Carry none of the pictures over; set down the material below exactly.

*****

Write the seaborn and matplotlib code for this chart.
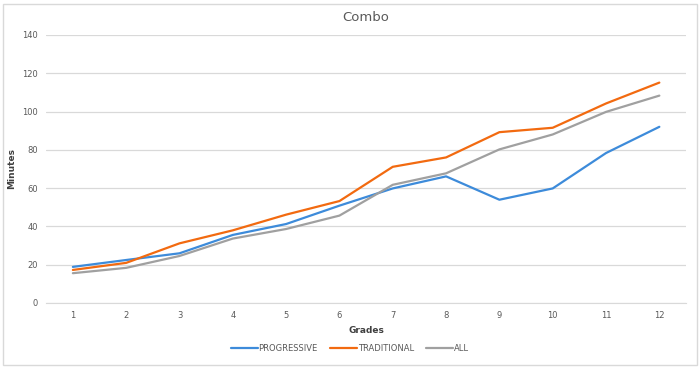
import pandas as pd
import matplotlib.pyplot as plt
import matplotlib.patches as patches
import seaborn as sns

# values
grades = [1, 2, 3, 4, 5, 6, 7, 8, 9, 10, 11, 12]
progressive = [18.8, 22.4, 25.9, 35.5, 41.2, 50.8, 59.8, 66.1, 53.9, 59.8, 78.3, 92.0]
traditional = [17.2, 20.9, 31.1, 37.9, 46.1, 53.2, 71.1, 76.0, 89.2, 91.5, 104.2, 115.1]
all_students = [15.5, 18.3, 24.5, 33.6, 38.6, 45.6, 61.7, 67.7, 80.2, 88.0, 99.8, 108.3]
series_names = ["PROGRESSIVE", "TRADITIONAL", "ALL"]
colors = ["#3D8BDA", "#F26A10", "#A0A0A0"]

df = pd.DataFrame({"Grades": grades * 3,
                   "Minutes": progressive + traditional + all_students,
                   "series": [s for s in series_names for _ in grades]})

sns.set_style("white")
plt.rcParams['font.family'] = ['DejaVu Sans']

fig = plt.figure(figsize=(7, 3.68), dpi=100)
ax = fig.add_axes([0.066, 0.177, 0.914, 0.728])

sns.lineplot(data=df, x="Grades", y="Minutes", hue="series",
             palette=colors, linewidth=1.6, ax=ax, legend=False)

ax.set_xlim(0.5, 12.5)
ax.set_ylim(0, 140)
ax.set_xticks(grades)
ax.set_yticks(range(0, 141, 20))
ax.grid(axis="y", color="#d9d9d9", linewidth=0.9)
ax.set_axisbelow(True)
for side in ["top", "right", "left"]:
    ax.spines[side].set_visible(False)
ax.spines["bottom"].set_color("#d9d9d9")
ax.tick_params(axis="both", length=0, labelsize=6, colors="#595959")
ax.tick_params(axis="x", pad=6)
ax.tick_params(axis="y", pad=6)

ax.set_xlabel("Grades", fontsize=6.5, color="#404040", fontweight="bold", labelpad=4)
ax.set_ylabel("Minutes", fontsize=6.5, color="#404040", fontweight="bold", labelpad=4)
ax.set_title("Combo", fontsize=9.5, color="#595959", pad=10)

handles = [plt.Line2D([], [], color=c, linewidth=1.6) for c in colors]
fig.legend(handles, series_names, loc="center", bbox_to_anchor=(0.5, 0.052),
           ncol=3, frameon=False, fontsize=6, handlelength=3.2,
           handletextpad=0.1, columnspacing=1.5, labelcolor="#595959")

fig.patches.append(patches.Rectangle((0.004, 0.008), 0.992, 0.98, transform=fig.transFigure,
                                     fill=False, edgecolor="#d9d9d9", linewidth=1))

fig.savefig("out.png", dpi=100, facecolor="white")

*****

• **EXERCISE RESULT**:
Write the seaborn and matplotlib code for this chart.
import pandas as pd
import matplotlib.pyplot as plt
import matplotlib.patches as patches
import seaborn as sns

# values
grades = [1, 2, 3, 4, 5, 6, 7, 8, 9, 10, 11, 12]
progressive = [18.8, 22.4, 25.9, 35.5, 41.2, 50.8, 59.8, 66.1, 53.9, 59.8, 78.3, 92.0]
traditional = [17.2, 20.9, 31.1, 37.9, 46.1, 53.2, 71.1, 76.0, 89.2, 91.5, 104.2, 115.1]
all_students = [15.5, 18.3, 24.5, 33.6, 38.6, 45.6, 61.7, 67.7, 80.2, 88.0, 99.8, 108.3]
series_names = ["PROGRESSIVE", "TRADITIONAL", "ALL"]
colors = ["#3D8BDA", "#F26A10", "#A0A0A0"]

df = pd.DataFrame({"Grades": grades * 3,
                   "Minutes": progressive + traditional + all_students,
                   "series": [s for s in series_names for _ in grades]})

sns.set_style("white")
plt.rcParams['font.family'] = ['DejaVu Sans']

fig = plt.figure(figsize=(7, 3.68), dpi=100)
ax = fig.add_axes([0.066, 0.177, 0.914, 0.728])

sns.lineplot(data=df, x="Grades", y="Minutes", hue="series",
             palette=colors, linewidth=1.6, ax=ax, legend=False)

ax.set_xlim(0.5, 12.5)
ax.set_ylim(0, 140)
ax.set_xticks(grades)
ax.set_yticks(range(0, 141, 20))
ax.grid(axis="y", color="#d9d9d9", linewidth=0.9)
ax.set_axisbelow(True)
for side in ["top", "right", "left"]:
    ax.spines[side].set_visible(False)
ax.spines["bottom"].set_color("#d9d9d9")
ax.tick_params(axis="both", length=0, labelsize=6, colors="#595959")
ax.tick_params(axis="x", pad=6)
ax.tick_params(axis="y", pad=6)

ax.set_xlabel("Grades", fontsize=6.5, color="#404040", fontweight="bold", labelpad=4)
ax.set_ylabel("Minutes", fontsize=6.5, color="#404040", fontweight="bold", labelpad=4)
ax.set_title("Combo", fontsize=9.5, color="#595959", pad=10)

handles = [plt.Line2D([], [], color=c, linewidth=1.6) for c in colors]
fig.legend(handles, series_names, loc="center", bbox_to_anchor=(0.5, 0.052),
           ncol=3, frameon=False, fontsize=6, handlelength=3.2,
           handletextpad=0.1, columnspacing=1.5, labelcolor="#595959")

fig.patches.append(patches.Rectangle((0.004, 0.008), 0.992, 0.98, transform=fig.transFigure,
                                     fill=False, edgecolor="#d9d9d9", linewidth=1))

fig.savefig("out.png", dpi=100, facecolor="white")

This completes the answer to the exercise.